*Updated August 27th to include TSN feature on AVC's Laurie McDuffee.
Want to know what makes a true Islander? Concerned about wildlife in and around Alberta’s oil sands? Wondering what role smaller universities will play in Canada’s education system? UPEI provided answers this week.
In an article Saturday, August 22nd, the Charlottetown Guardian asked the question, “Are you an Islander?” Guardian reporter Teresa Wright spoke with Island residents who weren’t born on the Island about the sense of isolation they often feel, not being part of what they feel to be an exclusive club. She also quoted UPEI’s Godfrey Baldacchino, Canada Research Chair in Island Studies.
“’Many of them are fairly concerned about the labeling that’s going on,’ Baldacchino said. ‘A settler to P.E.I. from another province or country is often referred to as a CFA (Come-From-Away). But this label is seen as prejudiced and mean-spirited by many new residents… It’s creating a class of second-class citizens who will never be able to belong and I think that’s an issue.’”

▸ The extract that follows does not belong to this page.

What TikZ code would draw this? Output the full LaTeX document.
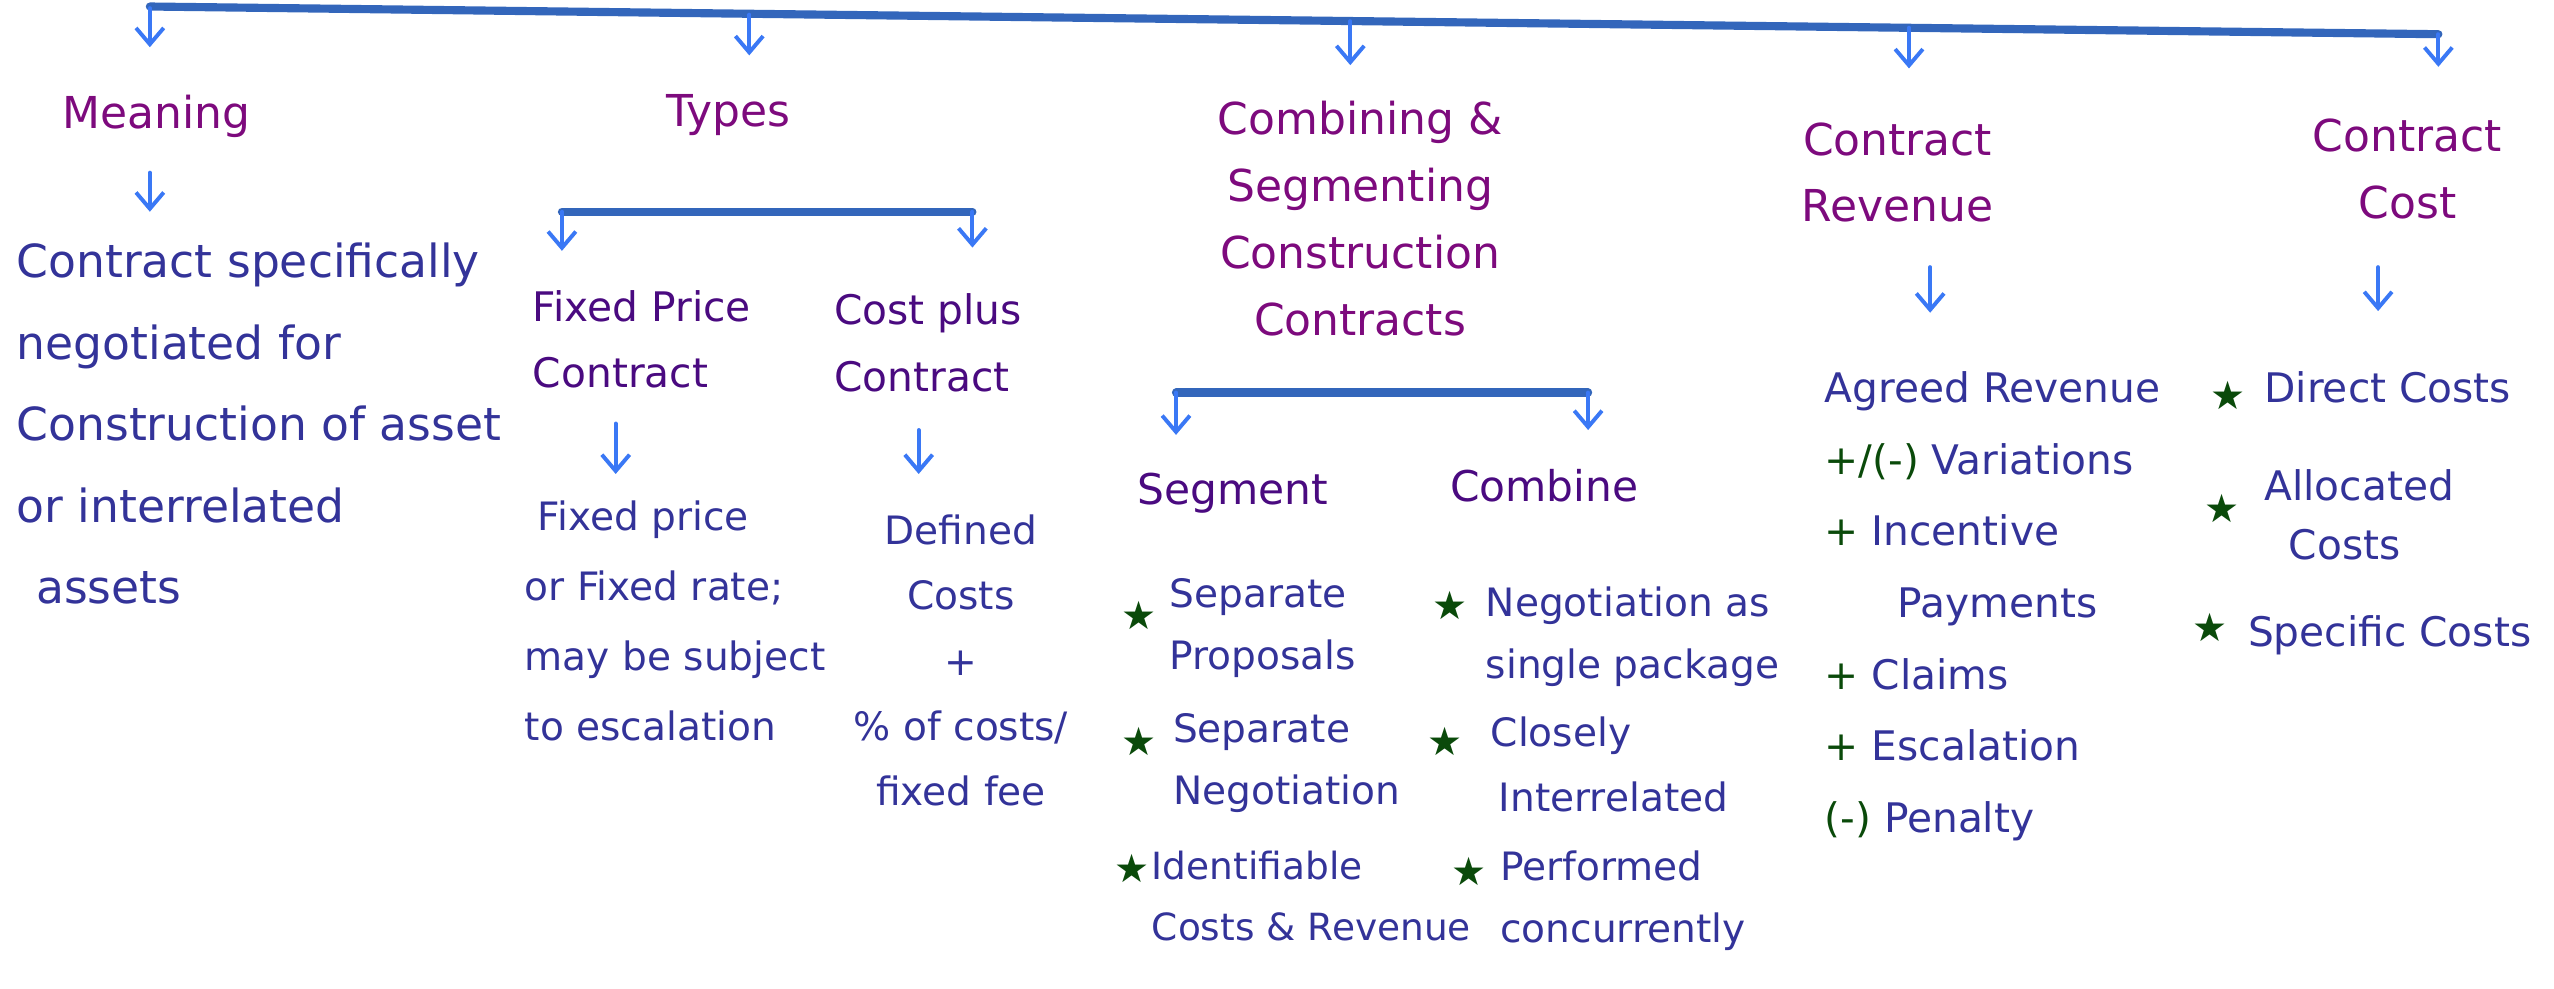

Tuesday the 25th, CBC Television’s Compass filed a report about the work UPEI researchers Michael van den Heuvel and Natacha Hogan are carrying out in northern Alberta. Part of the remedial program in the oil-sands project includes the construction of lakes, with waste from the oil sands making up the material for the bottom of the lake. Hogan and van den Heuvel’s research concentrates on the health of fish in these lakes. You can read the CBC News story here.
Also on Tuesday, TSN, who was on campus for the Canada Summer Games, broadcast a feature on AVC's Laurie McDuffee. McDuffee's research involves using stem cells to promote healing of musculoskeletal tissues in horses and dogs. Watch the feature here.
Wednesday the 26th, UPEI president Wade MacLauchlan was invited to take part in a phone-in on CBC Radio’s Maritime Noon. They asked, “With limited post-secondary funding, how do we decide where the money goes?” The phone-in was in response to a recent story in the Globe and Mail in which the so-called G5, made up of five of the largest universities in Canada, proposed that Canada centralize research and graduate studies among an elite core of universities. Maclean’s also recently ran a two-part series on the same subject. MacLauchlan today followed up his interview with the CBC with a column in the Guardian.